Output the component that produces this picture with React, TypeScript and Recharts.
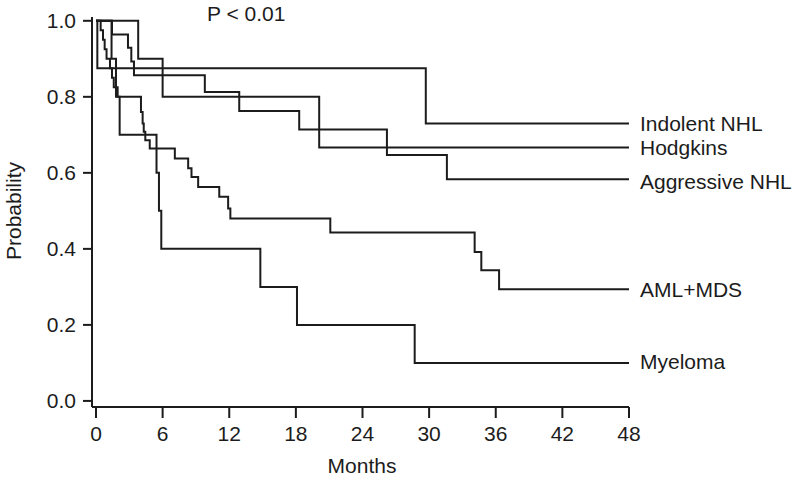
import React from 'react'
import { LineChart, Line, XAxis, YAxis } from 'recharts'

// time axis (months) and probability ticks
const monthTicks = [0, 6, 12, 18, 24, 30, 36, 42, 48]
const probTicks = [0, 0.2, 0.4, 0.6, 0.8, 1.0]

// Kaplan-Meier steps: month of each step and survival after it
const indolentT = [0, 0.12, 29.7, 48]
const indolentP = [1, 0.875, 0.73, 0.73]

const hodgkinsT = [0, 3.8, 6.0, 20.1, 48]
const hodgkinsP = [1, 0.9, 0.8, 0.667, 0.667]

const aggressiveT = [0, 1.44, 2.88, 3.18, 3.42, 9.8, 12.9, 18.3, 26.2, 31.6, 48]
const aggressiveP = [1, 0.964, 0.929, 0.893, 0.857, 0.813, 0.763, 0.714, 0.647, 0.583, 0.583]

const amlT = [0, 0.42, 0.63, 0.78, 0.95, 1.26, 1.44, 1.6, 1.95, 4.05, 4.2, 4.3, 4.44, 4.84, 7.1, 8.3, 8.6, 9.2, 11.1, 11.9, 12.1, 21.1, 34.1, 34.7, 36.3, 48]
const amlP = [1, 0.975, 0.95, 0.925, 0.9, 0.875, 0.85, 0.825, 0.8, 0.76, 0.73, 0.708, 0.686, 0.664, 0.638, 0.612, 0.589, 0.563, 0.537, 0.506, 0.48, 0.443, 0.392, 0.344, 0.294, 0.294]

const myelomaT = [0, 1.4, 1.8, 2.13, 5.45, 5.67, 5.88, 14.8, 18.1, 28.7, 48]
const myelomaP = [1, 0.9, 0.8, 0.7, 0.6, 0.5, 0.4, 0.3, 0.2, 0.1, 0.1]

const groups = ['Indolent NHL', 'Hodgkins', 'Aggressive NHL', 'AML+MDS', 'Myeloma']

const zip = (t: number[], p: number[]) => t.map((m, i) => ({ t: m, p: p[i] }))

const series = [
  { name: groups[0], data: zip(indolentT, indolentP), dy: 0 },
  { name: groups[1], data: zip(hodgkinsT, hodgkinsP), dy: 0 },
  { name: groups[2], data: zip(aggressiveT, aggressiveP), dy: 2 },
  { name: groups[3], data: zip(amlT, amlP), dy: 0 },
  { name: groups[4], data: zip(myelomaT, myelomaP), dy: -1 },
]

const INK = '#1c1c1c'
const FONT = '"Liberation Sans", Arial, sans-serif'

const endLabel = (name: string, last: number, dy: number) => (props: any) => {
  if (props.index !== last) return null
  return (
    <text x={props.x + 11} y={props.y + dy} dominantBaseline="central" fontSize={21} fill={INK} fontFamily={FONT}>
      {name}
    </text>
  )
}

export default function App() {
  const tick = { fontSize: 21, fill: INK, fontFamily: FONT }
  return (
    <div style={{ position: 'fixed', left: 0, top: 0, width: 800, height: 480, background: '#fff', fontFamily: FONT }}>
      <LineChart width={800} height={480} margin={{ top: 17, right: 171, left: 32, bottom: 3 }}>
        <XAxis
          type="number" dataKey="t" domain={[-0.36, 48]} allowDataOverflow ticks={monthTicks}
          tick={tick} tickSize={11} tickMargin={8} height={70}
          axisLine={{ stroke: INK, strokeWidth: 2 }} tickLine={{ stroke: INK, strokeWidth: 2 }}
        />
        <YAxis
          type="number" domain={[-0.016, 1.01]} allowDataOverflow ticks={probTicks}
          tickFormatter={(v: number) => v.toFixed(1)}
          tick={tick} tickSize={9} tickMargin={7} width={60}
          axisLine={{ stroke: INK, strokeWidth: 2 }} tickLine={{ stroke: INK, strokeWidth: 2 }}
        />
        {series.map((s) => (
          <Line
            key={s.name} data={s.data} dataKey="p" type="stepAfter"
            stroke={INK} strokeWidth={2} dot={false} isAnimationActive={false}
            label={endLabel(s.name, s.data.length - 1, s.dy)}
          />
        ))}
      </LineChart>
      <div style={{ position: 'absolute', left: 207, top: 2, fontSize: 21, color: INK }}>P &lt; 0.01</div>
      <div style={{ position: 'absolute', left: 312, top: 454, width: 100, textAlign: 'center', fontSize: 21, color: INK }}>Months</div>
      <div
        style={{
          position: 'absolute', left: 14, top: 211, fontSize: 21, color: INK, whiteSpace: 'nowrap',
          transform: 'translate(-50%, -50%) rotate(-90deg)',
        }}
      >
        Probability
      </div>
    </div>
  )
}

Your goal: Copy exactly the lines running from the beginning of the listing through the line that has "const probTicks = [0, 0.2, 0.4, 0.6, 0.8, 1.0]". Drop the pictures.

Correct answer:
Output the component that produces this picture with React, TypeScript and Recharts.
import React from 'react'
import { LineChart, Line, XAxis, YAxis } from 'recharts'

// time axis (months) and probability ticks
const monthTicks = [0, 6, 12, 18, 24, 30, 36, 42, 48]
const probTicks = [0, 0.2, 0.4, 0.6, 0.8, 1.0]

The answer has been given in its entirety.